Traditional vs. Modern Cloud Cost Optimization Approaches
| Aspect | Traditional (Set-and-Forget) | Modern 2026 Approach | Expected Impact |
|---|---|---|---|
| Visibility | Monthly invoice review | Real-time tagged dashboards + alerts | Spot issues in hours, not weeks |
| Rightsizing | Manual, occasional | Automated + AI recommendations | 15-25% savings on compute |
| Purchasing | Mostly on-demand | Mix of savings plans, spot, reserved | 20-60% discounts on right workloads |
| Governance | IT-owned | Cross-functional FinOps with shift-left | Sustained savings, less regression |
| AI Workloads | Treated like regular compute | Dedicated unit economics + automation | Controlled explosion in GPU costs |
| Waste Elimination | Reactive cleanup | Automated policies + scheduling | 5-20% from idle resources alone |
Modern approaches deliver faster, more sustainable results because they bake cost awareness into daily work.
Key Tools That Deliver Results
Start with native capabilities—no extra cost:
- AWS: Cost Explorer, Compute Optimizer, Savings Plans
- Azure: Cost Management + Billing, Advisor
- Google Cloud: Billing reports, Recommender, Active Assist
Layer on third-party platforms for multi-cloud or advanced automation when ready. Focus on tools that provide actionable insights and automation, not just pretty charts.
For Kubernetes-heavy environments, specialized optimizers can automate pod and node rightsizing with spot integration.
Common Mistakes in Cloud Cost Optimization (and Fixes)
Enterprises still trip over the same pitfalls in 2026.
- Buying commitments before rightsizing — You lock in discounts on oversized resources. Fix: Always rightsize first, then commit.
- Ignoring data transfer and storage tiers — Egress and hot storage quietly inflate bills. Fix: Audit traffic patterns and implement tiering policies.
- Treating all workloads the same — Production gets spot instances by mistake, or dev runs full price 24/7. Fix: Segment by criticality and use appropriate pricing models.
- Lack of tagging discipline — Costs stay invisible by team or project.

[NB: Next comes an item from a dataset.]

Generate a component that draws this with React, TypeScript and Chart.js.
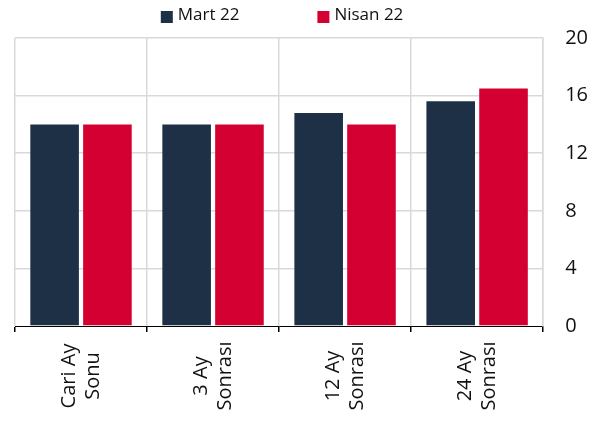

Fix: Make tagging mandatory in IaC templates and CI/CD gates.
- One-time projects instead of culture — Savings fade within months. Fix: Embed FinOps in processes, KPIs, and regular reviews.
The biggest mistake? Thinking optimization is purely technical. It’s organizational too.
For broader context on aligning these efforts with overall technology spend, see proven approaches in IT budget planning and cost optimization for CIOs. It shows how cloud tactics fit into the bigger financial picture.

Key Takeaways
- Visibility through tagging is the foundation—without it, nothing else sticks.
- Rightsizing combined with automation delivers the fastest, biggest wins.
- Mix purchasing strategies: on-demand for flexibility, commitments for savings, spot for tolerant work.
- FinOps turns cost control from a quarterly chore into everyday engineering practice.
- AI workloads demand special attention—track unit economics and automate aggressively.
- Governance prevents regression; make reviews routine.
- Measure success by value delivered per dollar, not just total spend reduction.
- Start small, celebrate wins, then scale the discipline enterprise-wide.
Conclusion
Cloud cost optimization strategies for enterprises aren’t about cutting corners or slowing innovation. They’re about working smarter—paying only for what you actually use and getting maximum value from every resource.
Implement visibility and quick wins this quarter. Build FinOps habits over the next six months. By year-end, you’ll have predictable spend, freed-up capital, and a team that owns costs as confidently as they own code.
The next step is simple: Pull your latest cloud bill, run a basic audit on the top cost centers, and schedule that first rightsizing review. Momentum builds fast.
You’ve got the tools and the playbook. Now make the cloud work harder for your business.
FAQs
What are the most effective cloud cost optimization strategies for enterprises in 2026?
Top strategies include comprehensive tagging for visibility, continuous rightsizing, commitment-based discounts, automation via autoscaling and scheduling, and adopting FinOps for shared accountability—often delivering 20-40% savings.
How much can enterprises realistically save with cloud cost optimization?
Many organizations achieve 20-40% reductions in the first year through rightsizing, idle resource cleanup, and better purchasing. Some hit 50%+ on Kubernetes or AI workloads with advanced automation.
Should enterprises prioritize FinOps for cloud cost optimization?
Yes. FinOps creates cross-team ownership and prevents waste from returning. It shifts optimization from occasional projects to continuous discipline, especially important with growing AI spend.
What role does AI play in modern cloud cost optimization strategies?
AI drives both higher costs (GPUs, inference) and better optimization through predictive analytics, anomaly detection, and autonomous rightsizing. Treat AI workloads with dedicated governance and unit economics tracking.
How do you optimize cloud costs in a multi-cloud environment?
Use consistent tagging, central dashboards that aggregate across providers, native tools per cloud, and FinOps practices. Focus on workload placement decisions and unified governance to avoid complexity adding hidden costs.